GIVEN PROBLEM => Tally up the lines below that include the word "this". Answer with the number alone.

DATASET RECORDS =>
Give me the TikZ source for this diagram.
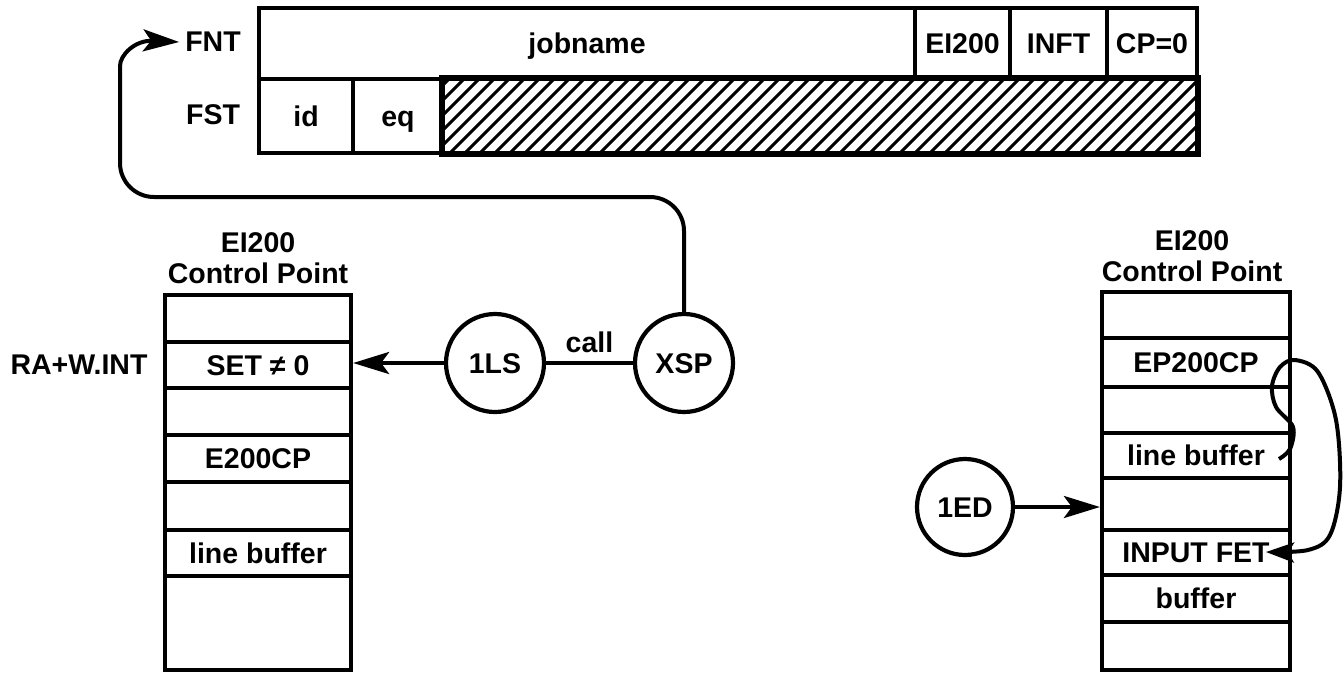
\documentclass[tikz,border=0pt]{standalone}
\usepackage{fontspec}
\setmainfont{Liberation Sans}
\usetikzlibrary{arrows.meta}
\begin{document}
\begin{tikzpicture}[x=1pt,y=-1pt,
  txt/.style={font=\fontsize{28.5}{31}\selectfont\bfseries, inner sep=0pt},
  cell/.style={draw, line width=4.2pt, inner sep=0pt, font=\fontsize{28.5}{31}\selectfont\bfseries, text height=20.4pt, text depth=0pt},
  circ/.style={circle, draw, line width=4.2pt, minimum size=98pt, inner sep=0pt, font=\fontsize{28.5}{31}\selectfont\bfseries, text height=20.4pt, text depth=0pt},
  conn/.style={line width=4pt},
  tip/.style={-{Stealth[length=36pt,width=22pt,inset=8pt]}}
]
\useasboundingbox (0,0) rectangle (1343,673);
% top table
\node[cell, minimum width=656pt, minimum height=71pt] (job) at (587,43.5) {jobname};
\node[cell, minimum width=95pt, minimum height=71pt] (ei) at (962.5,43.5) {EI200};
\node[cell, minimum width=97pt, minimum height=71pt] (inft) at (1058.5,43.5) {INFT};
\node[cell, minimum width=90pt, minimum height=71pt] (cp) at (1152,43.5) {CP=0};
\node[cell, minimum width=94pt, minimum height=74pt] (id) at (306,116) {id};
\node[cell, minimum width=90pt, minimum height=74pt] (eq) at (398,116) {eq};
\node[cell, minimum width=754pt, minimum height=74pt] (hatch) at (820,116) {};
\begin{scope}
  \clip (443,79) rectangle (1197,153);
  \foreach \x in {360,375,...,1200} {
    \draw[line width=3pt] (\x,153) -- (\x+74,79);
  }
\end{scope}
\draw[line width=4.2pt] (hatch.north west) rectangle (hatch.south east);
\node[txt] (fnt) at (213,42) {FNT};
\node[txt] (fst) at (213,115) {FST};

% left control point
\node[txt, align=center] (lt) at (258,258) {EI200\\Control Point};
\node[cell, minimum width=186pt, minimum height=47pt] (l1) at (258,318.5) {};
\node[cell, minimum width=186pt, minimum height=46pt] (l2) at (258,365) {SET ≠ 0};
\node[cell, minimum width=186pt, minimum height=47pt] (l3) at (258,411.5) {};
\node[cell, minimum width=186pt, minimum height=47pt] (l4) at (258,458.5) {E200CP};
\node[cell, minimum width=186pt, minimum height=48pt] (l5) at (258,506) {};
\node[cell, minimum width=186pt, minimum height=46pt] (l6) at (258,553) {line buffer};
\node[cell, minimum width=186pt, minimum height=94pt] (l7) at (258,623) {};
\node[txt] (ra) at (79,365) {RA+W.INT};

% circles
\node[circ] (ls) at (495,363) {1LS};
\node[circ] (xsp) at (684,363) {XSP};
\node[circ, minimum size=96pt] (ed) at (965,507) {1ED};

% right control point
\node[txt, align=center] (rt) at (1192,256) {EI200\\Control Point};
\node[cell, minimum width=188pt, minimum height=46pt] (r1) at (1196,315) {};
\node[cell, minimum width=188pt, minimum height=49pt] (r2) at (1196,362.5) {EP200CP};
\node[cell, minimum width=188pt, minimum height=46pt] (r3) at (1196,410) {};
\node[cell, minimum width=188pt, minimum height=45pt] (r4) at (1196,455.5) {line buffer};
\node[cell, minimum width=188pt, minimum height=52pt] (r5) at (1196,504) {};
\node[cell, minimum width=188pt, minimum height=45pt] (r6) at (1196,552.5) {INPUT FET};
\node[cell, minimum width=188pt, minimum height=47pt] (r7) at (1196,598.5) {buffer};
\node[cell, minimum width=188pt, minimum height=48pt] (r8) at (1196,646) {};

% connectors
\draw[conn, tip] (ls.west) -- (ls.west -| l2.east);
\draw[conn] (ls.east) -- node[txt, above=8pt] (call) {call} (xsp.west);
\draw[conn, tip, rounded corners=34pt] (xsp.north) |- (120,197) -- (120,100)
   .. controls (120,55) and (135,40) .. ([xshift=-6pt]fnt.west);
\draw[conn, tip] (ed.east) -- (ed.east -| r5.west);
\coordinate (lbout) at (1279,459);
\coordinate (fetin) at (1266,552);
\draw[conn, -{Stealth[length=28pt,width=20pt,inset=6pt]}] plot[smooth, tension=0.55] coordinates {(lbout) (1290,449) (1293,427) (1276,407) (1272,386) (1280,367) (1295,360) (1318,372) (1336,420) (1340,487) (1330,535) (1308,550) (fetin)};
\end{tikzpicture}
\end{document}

* * *

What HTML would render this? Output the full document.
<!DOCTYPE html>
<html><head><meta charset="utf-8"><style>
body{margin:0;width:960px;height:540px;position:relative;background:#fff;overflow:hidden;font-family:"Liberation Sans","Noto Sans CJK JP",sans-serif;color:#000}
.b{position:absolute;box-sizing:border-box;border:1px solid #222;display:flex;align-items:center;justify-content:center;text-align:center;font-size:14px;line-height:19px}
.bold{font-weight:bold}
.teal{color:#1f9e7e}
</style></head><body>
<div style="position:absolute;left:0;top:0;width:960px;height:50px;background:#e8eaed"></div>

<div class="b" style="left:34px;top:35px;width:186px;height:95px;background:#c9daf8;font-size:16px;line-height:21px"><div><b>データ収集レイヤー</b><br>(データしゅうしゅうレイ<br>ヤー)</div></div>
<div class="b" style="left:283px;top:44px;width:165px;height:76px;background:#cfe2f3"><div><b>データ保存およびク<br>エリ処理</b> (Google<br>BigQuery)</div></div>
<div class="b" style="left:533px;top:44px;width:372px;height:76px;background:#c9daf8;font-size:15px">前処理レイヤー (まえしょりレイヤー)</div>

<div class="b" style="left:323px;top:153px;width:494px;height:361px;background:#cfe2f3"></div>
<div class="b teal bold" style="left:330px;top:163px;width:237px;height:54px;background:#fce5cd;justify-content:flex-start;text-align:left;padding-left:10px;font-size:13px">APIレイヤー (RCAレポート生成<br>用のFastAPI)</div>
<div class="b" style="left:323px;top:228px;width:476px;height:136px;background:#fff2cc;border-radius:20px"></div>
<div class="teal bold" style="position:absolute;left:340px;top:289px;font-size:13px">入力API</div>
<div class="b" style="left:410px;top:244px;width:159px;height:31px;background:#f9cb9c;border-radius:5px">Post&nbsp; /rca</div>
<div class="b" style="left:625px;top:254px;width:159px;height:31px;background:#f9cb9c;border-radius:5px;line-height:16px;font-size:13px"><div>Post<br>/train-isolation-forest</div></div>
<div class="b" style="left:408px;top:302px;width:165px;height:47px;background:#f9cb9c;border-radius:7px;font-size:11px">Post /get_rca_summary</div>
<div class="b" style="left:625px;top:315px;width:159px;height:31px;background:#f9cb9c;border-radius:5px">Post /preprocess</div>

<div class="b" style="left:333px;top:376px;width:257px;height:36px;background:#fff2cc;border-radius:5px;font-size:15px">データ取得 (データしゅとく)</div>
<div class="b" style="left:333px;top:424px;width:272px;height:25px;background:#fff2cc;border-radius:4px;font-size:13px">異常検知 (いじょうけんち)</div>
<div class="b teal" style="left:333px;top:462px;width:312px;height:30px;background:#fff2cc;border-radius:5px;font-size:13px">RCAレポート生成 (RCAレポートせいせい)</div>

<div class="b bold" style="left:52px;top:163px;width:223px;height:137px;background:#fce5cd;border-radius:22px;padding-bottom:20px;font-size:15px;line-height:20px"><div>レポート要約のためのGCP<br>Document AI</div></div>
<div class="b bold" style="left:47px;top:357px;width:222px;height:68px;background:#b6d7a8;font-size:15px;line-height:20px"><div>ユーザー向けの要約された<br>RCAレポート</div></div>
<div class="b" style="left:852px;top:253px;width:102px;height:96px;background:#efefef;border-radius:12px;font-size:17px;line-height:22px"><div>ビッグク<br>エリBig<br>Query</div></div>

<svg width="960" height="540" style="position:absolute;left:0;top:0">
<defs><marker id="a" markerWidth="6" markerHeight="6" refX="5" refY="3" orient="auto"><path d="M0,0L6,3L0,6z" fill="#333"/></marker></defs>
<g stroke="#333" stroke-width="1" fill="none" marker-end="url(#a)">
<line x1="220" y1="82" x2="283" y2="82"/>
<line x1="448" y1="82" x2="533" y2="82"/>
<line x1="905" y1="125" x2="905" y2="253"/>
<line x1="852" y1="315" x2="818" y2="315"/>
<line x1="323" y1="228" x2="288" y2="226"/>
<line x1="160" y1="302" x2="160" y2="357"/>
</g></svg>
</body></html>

ANSWER IN FULL => 2